I know I should be interested in these things. It’s important to know how food gets onto your plate. Population pressure and global warming and hunger and desertification will ruin the world if we don’t pay attention at our agricultural fairs. But after 45 minutes I’d lost the will to care. Some guy tried to tell me about his biofuel company. He was eating sausage on a stick, which reminded me that I should be having fun eating meat on a stick, too, instead of caring about how you turn a castor bean into a source of renewable energy.
Many of the stalls were absurd. Over at the Ugandan Reptile Association stall, there was a guy with a boom microphone inviting no one in particular to check the reptiles out. They might have received more visitors if they didn’t have a picture of a giant, enraged cobra on their banner, seemingly poised to attack anyone that walked by.
The Uganda Prison Service had a large stall of pigs, piglets, chickens, and feed for sale. It was unclear how the prisoners were involved in any of this.
“How are prisoners involved in this?” I asked some guy in a lab coat who I assumed was someone of importance. He handed me a booklet about pig farming.

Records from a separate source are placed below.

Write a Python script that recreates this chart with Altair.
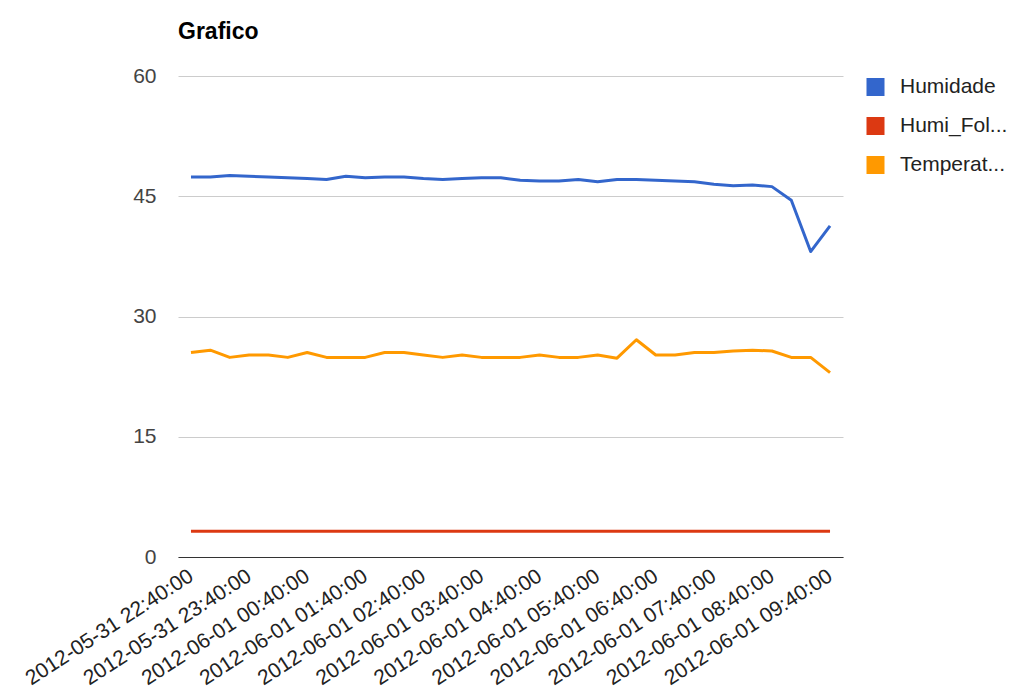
import altair as alt
import pandas as pd

times = [t.strftime("%Y-%m-%d %H:%M:%S") for t in
         pd.date_range("2012-05-31 22:40:00", periods=34, freq="20min")]

series_names = ["Humidade", "Humi_Folha", "Temperatura"]
series_colors = ["#3366cc", "#dc3912", "#ff9900"]

humidade = [47.4, 47.4, 47.6, 47.5, 47.4, 47.3, 47.2, 47.1, 47.5, 47.3,
            47.4, 47.4, 47.2, 47.1, 47.2, 47.3, 47.3, 47.0, 46.9, 46.9,
            47.1, 46.8, 47.1, 47.1, 47.0, 46.9, 46.8, 46.5, 46.3, 46.4,
            46.2, 44.5, 38.1, 41.3]
humi_folha = [3.2] * 34
temperatura = [25.5, 25.8, 24.9, 25.2, 25.2, 24.9, 25.5, 24.9, 24.9, 24.9,
               25.5, 25.5, 25.2, 24.9, 25.2, 24.9, 24.9, 24.9, 25.2, 24.9,
               24.9, 25.2, 24.8, 27.1, 25.2, 25.2, 25.5, 25.5, 25.7, 25.8,
               25.7, 24.9, 24.9, 23.0]

y_ticks = [0, 15, 30, 45, 60]

rows = []
for name, vals in zip(series_names, [humidade, humi_folha, temperatura]):
    for t, v in zip(times, vals):
        rows.append({"time": t, "serie": name, "valor": v})
df = pd.DataFrame(rows)

FONT = "Liberation Sans"

chart = alt.Chart(df).mark_line(strokeWidth=3, strokeJoin="round").encode(
    x=alt.X("time:O", sort=times, title=None,
            scale=alt.Scale(type="point", padding=0.67),
            axis=alt.Axis(values=times[::3], labelAngle=-33, labelFontSize=21,
                          labelColor="#222222", labelFont=FONT, ticks=False,
                          domainColor="#333333", domainWidth=1, labelPadding=17,
                          labelOverlap=False, labelAlign="right",
                          labelBaseline="middle", labelLimit=400, grid=False)),
    y=alt.Y("valor:Q", title=None,
            scale=alt.Scale(domain=[0, 60], nice=False),
            axis=alt.Axis(values=y_ticks, labelFontSize=21, labelColor="#444444",
                          labelFont=FONT, ticks=False, domain=False,
                          gridColor="#cccccc", labelPadding=22)),
    color=alt.Color("serie:N", sort=series_names, title=None,
                    scale=alt.Scale(domain=series_names, range=series_colors),
                    legend=alt.Legend(orient="none", legendX=687, legendY=0,
                                      symbolType="square", symbolSize=36,
                                      symbolStrokeWidth=12, symbolOpacity=1,
                                      labelFontSize=21, labelFont=FONT,
                                      labelOffset=14, labelLimit=200,
                                      labelColor="#222222", rowPadding=17,
                                      clipHeight=22,
                                      labelExpr="length(datum.label) > 8 ? substring(datum.label, 0, 8) + '...' : datum.label")),
).properties(
    width=665, height=481,
    background="white",
    title=alt.Title("Grafico", anchor="start", fontSize=23, fontWeight="bold",
                    font=FONT, color="#000000", offset=21, frame="group"),
    autosize=alt.AutoSizeParams(type="none"),
    padding={"left": 178, "top": 76, "right": 171, "bottom": 138},
).configure_view(stroke=None, strokeWidth=0)

chart.save("out.html", embed_options={"renderer": "svg", "actions": False})
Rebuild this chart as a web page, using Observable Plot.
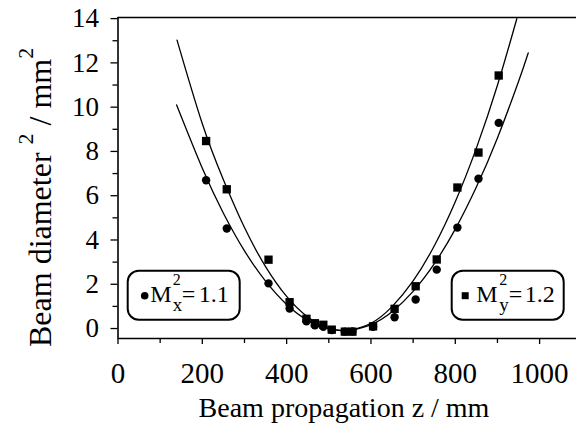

“What do the prisoners do?” I asked, handing the booklet back to him.
“Do you know Kampala?” he asked.
“Yes.”
“We’re located there,” he said.
The prisoners, as it turns out, were hanging out behind the stall, in bright yellow jumpsuits. They were shouting things at me in a language I didn’t understand. I gave one of the guys my bag of pineapple and that seemed to make them happy.
At a fishery promoting innovations in fish farming, I watched a large silver cod swim upside down in it’s tank.
“Why is it upside down?” I asked some guy who had been talking about how “sweet” tilapia is to a group of children.
“Well the power went out last night and we just turned the generator on this morning, so there was no air in the tank. It’s on its way out,” he said. Oops.
I poked around at another stall selling bottles of liquid home remedies for ailments like diabetes and heart disease.
“How is this stuff made?” I asked the guy sitting behind the stall.
“It’s for diabetes,” he said.
“What’s in it?” I asked.
“How long have you had diabetes?” he replied.
As I walked away, I found it strange that the diabetes potion looked exactly like the sexual appetite potion.
There were so many school children buzzing around that sometimes I couldn’t get to the front of the stall to see what was going on. It was as if they didn’t understand that I had a Very Important Blog Post to write.
After an hour and a half, I couldn’t learn any more about animal husbandry, crop diseases, and the various varieties of peanuts Uganda exports. It was time to find the amusement area, which wasn’t hard once I started following the bad house music (bad house music is huge in Africa). The amusement area covered maybe 25% of the park, but there were just as many kids there as in the rest of the park.
The rides were unsafe. They did not have the facade of danger, as good park rides have; they were actually dangerous. One game involved kids standing on a shaky wooden platform that hovered over two motorcyclists spinning their bikes around in a small vertical tube. Another game involved a circular swing that lifted kids high up into the air and spun them around a center pole. The swings were held to the center piece by single rusted chains.
The food was not fair food. Uganda does not have fair food. The “fair food” was food you can buy on the street, anywhere: chapatis, fried doughs, soda, candy, goat meat on a stick, chicken on a stick, sausage on a stick. No funnel cakes, no cotton candy, no deep-fried Snickers. Hundreds of Ugandan children are being deprived of proper fair food. There are no NGOs addressing this issue.
None of this seemed to bother any of the kids. They seemed content to eat fried foods and ignore all of the agriculturalists trying to save the world.